*THE EXERCISE:*
Transcribe only the lines from the line with "Reproduce this chart with D3.js." through the line with "var promedioY = 0.8;", exactly, counting both of those lines as part of the stretch.

*Records from a collection:*
§
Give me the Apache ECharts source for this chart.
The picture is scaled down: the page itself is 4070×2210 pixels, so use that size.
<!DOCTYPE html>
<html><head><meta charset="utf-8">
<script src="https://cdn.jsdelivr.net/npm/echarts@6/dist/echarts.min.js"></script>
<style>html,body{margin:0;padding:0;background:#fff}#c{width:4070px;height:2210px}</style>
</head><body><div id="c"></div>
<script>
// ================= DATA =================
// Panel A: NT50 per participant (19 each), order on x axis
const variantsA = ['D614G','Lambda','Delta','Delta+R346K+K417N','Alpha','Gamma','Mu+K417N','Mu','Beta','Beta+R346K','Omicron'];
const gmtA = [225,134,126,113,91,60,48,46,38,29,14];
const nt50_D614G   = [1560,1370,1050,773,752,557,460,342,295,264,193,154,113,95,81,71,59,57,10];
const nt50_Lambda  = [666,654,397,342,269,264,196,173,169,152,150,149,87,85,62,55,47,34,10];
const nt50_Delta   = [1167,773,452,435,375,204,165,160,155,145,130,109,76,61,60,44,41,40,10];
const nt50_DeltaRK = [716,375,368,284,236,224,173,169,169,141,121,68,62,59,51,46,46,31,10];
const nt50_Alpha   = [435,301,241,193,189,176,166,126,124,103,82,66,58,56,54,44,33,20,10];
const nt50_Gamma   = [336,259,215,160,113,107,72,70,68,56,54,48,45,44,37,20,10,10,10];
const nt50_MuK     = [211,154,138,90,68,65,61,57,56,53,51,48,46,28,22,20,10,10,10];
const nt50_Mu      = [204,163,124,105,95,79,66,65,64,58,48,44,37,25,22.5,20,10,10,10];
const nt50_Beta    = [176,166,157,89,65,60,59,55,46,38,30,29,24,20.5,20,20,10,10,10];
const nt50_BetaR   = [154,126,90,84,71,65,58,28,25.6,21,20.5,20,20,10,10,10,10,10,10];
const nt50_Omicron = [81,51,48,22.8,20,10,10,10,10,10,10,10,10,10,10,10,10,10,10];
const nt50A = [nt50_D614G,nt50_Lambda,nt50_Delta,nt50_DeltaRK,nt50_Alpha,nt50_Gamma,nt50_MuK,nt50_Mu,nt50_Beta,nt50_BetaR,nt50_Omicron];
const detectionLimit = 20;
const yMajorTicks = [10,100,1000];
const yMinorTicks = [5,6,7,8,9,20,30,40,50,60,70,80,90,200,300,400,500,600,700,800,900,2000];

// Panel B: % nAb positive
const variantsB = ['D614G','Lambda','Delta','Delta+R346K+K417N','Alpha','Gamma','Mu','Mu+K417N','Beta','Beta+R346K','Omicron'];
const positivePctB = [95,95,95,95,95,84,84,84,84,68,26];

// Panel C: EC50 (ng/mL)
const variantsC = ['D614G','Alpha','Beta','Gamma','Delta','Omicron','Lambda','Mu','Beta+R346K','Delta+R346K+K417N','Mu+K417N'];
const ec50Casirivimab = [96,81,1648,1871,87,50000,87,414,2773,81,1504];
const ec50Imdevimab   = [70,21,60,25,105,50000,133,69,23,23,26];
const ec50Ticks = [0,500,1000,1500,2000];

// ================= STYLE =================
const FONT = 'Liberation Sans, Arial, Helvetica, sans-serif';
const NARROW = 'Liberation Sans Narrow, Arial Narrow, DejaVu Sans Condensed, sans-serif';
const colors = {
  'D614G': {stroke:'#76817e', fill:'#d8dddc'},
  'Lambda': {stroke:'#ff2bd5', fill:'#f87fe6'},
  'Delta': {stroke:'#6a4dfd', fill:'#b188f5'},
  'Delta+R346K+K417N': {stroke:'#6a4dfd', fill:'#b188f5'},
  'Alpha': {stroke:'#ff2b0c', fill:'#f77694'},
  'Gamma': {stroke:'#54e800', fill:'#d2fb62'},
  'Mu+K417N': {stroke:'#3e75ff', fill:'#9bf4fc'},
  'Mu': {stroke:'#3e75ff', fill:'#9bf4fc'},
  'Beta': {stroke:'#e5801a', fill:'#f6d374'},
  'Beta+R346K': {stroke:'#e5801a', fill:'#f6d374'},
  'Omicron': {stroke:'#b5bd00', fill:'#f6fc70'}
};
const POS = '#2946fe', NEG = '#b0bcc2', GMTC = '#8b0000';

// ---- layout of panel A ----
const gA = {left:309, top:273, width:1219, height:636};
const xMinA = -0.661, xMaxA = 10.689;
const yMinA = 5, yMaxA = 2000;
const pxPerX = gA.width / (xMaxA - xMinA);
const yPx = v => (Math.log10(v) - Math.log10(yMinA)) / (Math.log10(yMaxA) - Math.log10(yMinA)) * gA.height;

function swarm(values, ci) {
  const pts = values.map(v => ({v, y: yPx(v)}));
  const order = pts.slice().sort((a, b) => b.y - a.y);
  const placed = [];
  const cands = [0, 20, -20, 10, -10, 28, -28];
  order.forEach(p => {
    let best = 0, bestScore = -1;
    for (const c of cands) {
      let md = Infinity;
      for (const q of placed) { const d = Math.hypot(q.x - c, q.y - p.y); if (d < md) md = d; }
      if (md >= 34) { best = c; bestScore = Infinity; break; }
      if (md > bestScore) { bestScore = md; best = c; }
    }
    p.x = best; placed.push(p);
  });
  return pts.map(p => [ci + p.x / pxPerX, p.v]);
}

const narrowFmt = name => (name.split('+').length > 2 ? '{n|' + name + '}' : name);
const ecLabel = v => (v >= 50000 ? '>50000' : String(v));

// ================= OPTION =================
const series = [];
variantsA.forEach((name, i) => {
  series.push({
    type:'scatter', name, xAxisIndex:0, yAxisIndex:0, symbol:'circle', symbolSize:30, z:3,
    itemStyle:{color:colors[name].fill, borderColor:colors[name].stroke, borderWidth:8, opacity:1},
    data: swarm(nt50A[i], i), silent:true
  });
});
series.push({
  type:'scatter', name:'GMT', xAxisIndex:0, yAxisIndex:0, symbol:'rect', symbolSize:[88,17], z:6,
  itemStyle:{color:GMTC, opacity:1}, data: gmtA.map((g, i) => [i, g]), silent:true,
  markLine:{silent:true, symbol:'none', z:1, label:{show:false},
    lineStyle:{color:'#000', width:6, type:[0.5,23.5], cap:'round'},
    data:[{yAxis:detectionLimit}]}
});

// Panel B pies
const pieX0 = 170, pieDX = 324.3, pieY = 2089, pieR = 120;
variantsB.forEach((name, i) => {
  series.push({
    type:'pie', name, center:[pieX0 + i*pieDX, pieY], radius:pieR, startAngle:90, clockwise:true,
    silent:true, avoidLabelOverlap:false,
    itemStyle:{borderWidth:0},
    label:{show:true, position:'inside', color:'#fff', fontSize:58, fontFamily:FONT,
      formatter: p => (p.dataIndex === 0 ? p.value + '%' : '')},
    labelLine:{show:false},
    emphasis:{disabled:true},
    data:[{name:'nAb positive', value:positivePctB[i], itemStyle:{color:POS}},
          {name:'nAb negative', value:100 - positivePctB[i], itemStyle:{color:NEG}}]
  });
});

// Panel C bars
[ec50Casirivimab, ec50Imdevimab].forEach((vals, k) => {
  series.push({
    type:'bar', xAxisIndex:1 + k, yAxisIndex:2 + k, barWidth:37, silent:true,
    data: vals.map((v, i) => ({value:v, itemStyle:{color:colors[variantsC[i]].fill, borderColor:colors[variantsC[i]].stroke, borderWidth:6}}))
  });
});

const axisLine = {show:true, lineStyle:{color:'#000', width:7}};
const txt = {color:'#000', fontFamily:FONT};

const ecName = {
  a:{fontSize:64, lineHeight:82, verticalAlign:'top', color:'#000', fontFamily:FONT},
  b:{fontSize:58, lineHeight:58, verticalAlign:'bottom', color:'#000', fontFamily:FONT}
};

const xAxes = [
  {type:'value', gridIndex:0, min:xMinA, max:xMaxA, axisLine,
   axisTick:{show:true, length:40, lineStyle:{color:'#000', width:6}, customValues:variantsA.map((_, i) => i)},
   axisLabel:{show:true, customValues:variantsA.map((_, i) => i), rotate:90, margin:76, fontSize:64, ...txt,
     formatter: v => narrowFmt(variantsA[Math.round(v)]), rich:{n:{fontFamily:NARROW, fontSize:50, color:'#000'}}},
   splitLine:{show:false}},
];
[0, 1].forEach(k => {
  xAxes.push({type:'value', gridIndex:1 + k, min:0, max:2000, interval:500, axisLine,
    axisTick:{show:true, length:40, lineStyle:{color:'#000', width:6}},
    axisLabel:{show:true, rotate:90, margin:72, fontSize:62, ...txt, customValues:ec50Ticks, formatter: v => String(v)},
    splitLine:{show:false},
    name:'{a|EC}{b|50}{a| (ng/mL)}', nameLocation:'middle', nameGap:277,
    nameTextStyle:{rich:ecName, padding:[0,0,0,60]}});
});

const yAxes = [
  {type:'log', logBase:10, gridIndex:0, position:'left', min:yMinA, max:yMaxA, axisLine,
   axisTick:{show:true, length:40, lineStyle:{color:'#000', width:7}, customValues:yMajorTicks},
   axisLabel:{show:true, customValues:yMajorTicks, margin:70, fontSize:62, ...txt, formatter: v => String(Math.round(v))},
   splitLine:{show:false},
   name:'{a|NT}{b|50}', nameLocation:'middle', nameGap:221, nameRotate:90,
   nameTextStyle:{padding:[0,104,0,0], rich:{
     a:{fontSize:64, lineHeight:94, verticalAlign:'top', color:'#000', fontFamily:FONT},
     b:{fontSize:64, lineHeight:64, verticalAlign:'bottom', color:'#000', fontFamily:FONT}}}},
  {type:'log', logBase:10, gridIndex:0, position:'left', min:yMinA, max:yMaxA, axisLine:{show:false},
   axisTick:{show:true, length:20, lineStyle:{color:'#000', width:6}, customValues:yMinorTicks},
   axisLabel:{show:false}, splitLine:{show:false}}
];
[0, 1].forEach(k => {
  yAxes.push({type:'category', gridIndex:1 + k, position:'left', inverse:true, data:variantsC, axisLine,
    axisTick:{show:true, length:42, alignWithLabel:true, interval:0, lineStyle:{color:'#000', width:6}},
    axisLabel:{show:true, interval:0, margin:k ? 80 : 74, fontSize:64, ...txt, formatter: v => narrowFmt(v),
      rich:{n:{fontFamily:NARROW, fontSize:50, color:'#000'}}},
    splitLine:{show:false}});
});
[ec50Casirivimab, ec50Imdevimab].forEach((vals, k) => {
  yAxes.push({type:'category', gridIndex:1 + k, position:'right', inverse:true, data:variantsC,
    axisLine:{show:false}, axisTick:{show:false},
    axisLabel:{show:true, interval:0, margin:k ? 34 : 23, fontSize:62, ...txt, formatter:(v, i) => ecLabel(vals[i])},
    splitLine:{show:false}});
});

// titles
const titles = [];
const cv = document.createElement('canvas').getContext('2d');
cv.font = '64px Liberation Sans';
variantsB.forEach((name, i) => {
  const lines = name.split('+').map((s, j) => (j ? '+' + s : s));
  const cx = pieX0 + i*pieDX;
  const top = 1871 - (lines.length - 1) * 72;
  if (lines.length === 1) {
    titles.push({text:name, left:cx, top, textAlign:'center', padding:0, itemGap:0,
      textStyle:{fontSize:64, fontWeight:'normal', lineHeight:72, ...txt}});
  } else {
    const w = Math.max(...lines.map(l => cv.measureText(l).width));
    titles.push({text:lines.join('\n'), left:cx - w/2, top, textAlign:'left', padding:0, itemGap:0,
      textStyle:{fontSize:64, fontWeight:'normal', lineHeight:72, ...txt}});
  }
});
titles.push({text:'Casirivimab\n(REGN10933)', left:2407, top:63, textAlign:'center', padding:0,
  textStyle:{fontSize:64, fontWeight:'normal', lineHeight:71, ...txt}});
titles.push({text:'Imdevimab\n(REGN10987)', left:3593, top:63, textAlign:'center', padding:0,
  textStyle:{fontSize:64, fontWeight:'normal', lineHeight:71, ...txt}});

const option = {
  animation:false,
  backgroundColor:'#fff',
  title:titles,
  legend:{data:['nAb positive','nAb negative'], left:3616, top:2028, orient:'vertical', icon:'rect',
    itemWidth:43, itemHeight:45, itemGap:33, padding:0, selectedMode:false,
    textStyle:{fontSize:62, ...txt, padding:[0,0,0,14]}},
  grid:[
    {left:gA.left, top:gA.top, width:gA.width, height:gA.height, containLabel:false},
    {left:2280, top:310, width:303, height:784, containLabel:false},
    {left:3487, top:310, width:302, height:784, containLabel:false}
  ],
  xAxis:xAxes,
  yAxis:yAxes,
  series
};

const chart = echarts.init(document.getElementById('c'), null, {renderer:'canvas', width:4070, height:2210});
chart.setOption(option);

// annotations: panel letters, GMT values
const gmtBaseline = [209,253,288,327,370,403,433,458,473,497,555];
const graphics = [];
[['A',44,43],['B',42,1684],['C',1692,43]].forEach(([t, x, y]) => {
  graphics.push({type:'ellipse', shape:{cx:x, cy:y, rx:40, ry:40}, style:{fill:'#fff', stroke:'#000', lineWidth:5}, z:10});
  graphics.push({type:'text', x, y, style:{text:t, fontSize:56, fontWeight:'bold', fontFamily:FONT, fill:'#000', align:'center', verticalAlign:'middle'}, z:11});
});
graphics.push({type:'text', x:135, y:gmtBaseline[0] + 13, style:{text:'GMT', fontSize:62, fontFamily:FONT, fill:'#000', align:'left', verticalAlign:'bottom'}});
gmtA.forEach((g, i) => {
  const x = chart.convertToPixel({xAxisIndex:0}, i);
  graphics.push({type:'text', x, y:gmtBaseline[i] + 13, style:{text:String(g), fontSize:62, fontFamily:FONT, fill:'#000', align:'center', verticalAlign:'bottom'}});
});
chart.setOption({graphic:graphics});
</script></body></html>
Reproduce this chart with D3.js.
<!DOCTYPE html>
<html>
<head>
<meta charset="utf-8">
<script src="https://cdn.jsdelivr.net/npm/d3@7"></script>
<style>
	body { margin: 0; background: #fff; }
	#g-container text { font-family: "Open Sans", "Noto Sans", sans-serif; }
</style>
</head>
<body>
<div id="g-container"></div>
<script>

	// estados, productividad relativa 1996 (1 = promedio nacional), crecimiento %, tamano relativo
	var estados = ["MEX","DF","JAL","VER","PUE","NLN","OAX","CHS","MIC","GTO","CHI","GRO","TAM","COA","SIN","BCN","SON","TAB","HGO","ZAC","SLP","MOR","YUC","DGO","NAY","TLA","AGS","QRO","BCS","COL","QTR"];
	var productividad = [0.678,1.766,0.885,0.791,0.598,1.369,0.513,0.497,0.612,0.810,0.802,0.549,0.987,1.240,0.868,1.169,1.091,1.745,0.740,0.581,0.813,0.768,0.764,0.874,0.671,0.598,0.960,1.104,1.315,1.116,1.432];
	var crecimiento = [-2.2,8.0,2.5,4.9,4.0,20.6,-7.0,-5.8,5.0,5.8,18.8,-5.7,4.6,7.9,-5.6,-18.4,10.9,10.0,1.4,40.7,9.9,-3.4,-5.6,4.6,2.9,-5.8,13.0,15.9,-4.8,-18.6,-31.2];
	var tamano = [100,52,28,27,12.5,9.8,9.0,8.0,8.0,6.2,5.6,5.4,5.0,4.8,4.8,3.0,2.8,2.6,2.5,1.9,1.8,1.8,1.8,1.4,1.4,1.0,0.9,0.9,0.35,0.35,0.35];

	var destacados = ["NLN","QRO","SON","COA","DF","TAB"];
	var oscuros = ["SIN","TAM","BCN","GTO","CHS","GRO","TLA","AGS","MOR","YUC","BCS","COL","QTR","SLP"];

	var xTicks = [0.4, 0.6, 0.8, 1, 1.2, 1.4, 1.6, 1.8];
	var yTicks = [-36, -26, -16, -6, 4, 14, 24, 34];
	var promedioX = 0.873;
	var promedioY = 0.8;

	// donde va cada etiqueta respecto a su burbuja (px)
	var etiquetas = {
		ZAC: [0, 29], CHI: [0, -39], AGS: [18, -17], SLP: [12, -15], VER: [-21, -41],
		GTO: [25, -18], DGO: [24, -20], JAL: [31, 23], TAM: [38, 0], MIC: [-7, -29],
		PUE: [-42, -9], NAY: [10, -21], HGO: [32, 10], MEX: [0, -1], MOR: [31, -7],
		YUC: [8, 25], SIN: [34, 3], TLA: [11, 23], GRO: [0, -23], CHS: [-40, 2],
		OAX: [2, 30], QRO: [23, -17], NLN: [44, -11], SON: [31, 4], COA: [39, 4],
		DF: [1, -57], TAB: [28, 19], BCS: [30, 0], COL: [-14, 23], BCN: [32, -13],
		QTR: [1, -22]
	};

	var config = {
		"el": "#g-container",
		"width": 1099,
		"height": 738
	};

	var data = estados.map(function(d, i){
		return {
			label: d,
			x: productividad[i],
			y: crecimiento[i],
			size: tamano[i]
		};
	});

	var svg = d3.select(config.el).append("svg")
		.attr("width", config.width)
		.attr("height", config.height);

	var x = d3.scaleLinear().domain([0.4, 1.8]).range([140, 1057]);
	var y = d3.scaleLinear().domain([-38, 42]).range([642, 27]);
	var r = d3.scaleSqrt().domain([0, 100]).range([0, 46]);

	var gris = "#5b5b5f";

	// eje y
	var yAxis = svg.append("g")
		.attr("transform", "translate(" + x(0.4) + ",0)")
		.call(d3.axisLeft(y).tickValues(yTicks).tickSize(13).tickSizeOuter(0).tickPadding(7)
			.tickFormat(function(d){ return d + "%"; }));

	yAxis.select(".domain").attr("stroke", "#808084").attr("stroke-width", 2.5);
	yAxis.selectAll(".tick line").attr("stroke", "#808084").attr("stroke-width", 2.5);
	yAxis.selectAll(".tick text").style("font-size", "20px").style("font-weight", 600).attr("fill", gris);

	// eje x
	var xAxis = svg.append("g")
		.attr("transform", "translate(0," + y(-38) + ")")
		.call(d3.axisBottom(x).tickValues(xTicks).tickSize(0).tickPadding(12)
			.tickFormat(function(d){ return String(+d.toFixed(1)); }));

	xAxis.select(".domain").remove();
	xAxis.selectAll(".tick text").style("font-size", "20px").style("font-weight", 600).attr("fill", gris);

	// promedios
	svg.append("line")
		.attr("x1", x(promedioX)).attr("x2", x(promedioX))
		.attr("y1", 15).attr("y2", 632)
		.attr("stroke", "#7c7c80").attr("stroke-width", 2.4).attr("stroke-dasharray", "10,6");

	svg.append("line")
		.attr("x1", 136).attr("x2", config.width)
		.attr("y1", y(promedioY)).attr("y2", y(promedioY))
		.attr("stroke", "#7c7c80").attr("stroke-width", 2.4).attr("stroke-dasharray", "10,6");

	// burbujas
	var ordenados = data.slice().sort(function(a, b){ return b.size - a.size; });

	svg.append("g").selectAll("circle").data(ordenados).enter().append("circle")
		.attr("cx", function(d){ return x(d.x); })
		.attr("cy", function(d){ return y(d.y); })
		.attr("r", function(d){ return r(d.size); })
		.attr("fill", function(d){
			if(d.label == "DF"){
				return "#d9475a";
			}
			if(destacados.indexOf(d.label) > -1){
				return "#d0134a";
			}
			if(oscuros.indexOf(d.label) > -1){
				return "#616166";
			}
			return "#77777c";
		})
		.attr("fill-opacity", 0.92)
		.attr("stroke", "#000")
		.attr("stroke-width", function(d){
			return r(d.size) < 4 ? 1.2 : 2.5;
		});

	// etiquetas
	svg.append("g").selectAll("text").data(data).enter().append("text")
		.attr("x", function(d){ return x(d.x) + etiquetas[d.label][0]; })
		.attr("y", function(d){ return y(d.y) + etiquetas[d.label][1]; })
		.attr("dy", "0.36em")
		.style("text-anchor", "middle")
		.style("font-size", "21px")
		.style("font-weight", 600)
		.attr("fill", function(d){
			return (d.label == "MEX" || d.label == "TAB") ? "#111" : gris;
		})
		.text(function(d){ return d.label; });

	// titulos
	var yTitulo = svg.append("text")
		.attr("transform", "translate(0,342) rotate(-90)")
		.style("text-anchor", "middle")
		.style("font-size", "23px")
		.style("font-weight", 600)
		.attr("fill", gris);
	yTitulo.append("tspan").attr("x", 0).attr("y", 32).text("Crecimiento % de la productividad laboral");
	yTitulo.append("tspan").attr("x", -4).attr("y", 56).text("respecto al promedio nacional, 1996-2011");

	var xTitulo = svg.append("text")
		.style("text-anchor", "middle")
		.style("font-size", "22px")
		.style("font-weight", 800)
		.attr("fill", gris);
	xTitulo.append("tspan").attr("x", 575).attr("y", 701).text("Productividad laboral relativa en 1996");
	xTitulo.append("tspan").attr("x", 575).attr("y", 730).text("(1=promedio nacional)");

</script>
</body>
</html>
§
*EXERCISE OUTPUT:*
Reproduce this chart with D3.js.
<!DOCTYPE html>
<html>
<head>
<meta charset="utf-8">
<script src="https://cdn.jsdelivr.net/npm/d3@7"></script>
<style>
	body { margin: 0; background: #fff; }
	#g-container text { font-family: "Open Sans", "Noto Sans", sans-serif; }
</style>
</head>
<body>
<div id="g-container"></div>
<script>

	// estados, productividad relativa 1996 (1 = promedio nacional), crecimiento %, tamano relativo
	var estados = ["MEX","DF","JAL","VER","PUE","NLN","OAX","CHS","MIC","GTO","CHI","GRO","TAM","COA","SIN","BCN","SON","TAB","HGO","ZAC","SLP","MOR","YUC","DGO","NAY","TLA","AGS","QRO","BCS","COL","QTR"];
	var productividad = [0.678,1.766,0.885,0.791,0.598,1.369,0.513,0.497,0.612,0.810,0.802,0.549,0.987,1.240,0.868,1.169,1.091,1.745,0.740,0.581,0.813,0.768,0.764,0.874,0.671,0.598,0.960,1.104,1.315,1.116,1.432];
	var crecimiento = [-2.2,8.0,2.5,4.9,4.0,20.6,-7.0,-5.8,5.0,5.8,18.8,-5.7,4.6,7.9,-5.6,-18.4,10.9,10.0,1.4,40.7,9.9,-3.4,-5.6,4.6,2.9,-5.8,13.0,15.9,-4.8,-18.6,-31.2];
	var tamano = [100,52,28,27,12.5,9.8,9.0,8.0,8.0,6.2,5.6,5.4,5.0,4.8,4.8,3.0,2.8,2.6,2.5,1.9,1.8,1.8,1.8,1.4,1.4,1.0,0.9,0.9,0.35,0.35,0.35];

	var destacados = ["NLN","QRO","SON","COA","DF","TAB"];
	var oscuros = ["SIN","TAM","BCN","GTO","CHS","GRO","TLA","AGS","MOR","YUC","BCS","COL","QTR","SLP"];

	var xTicks = [0.4, 0.6, 0.8, 1, 1.2, 1.4, 1.6, 1.8];
	var yTicks = [-36, -26, -16, -6, 4, 14, 24, 34];
	var promedioX = 0.873;
	var promedioY = 0.8;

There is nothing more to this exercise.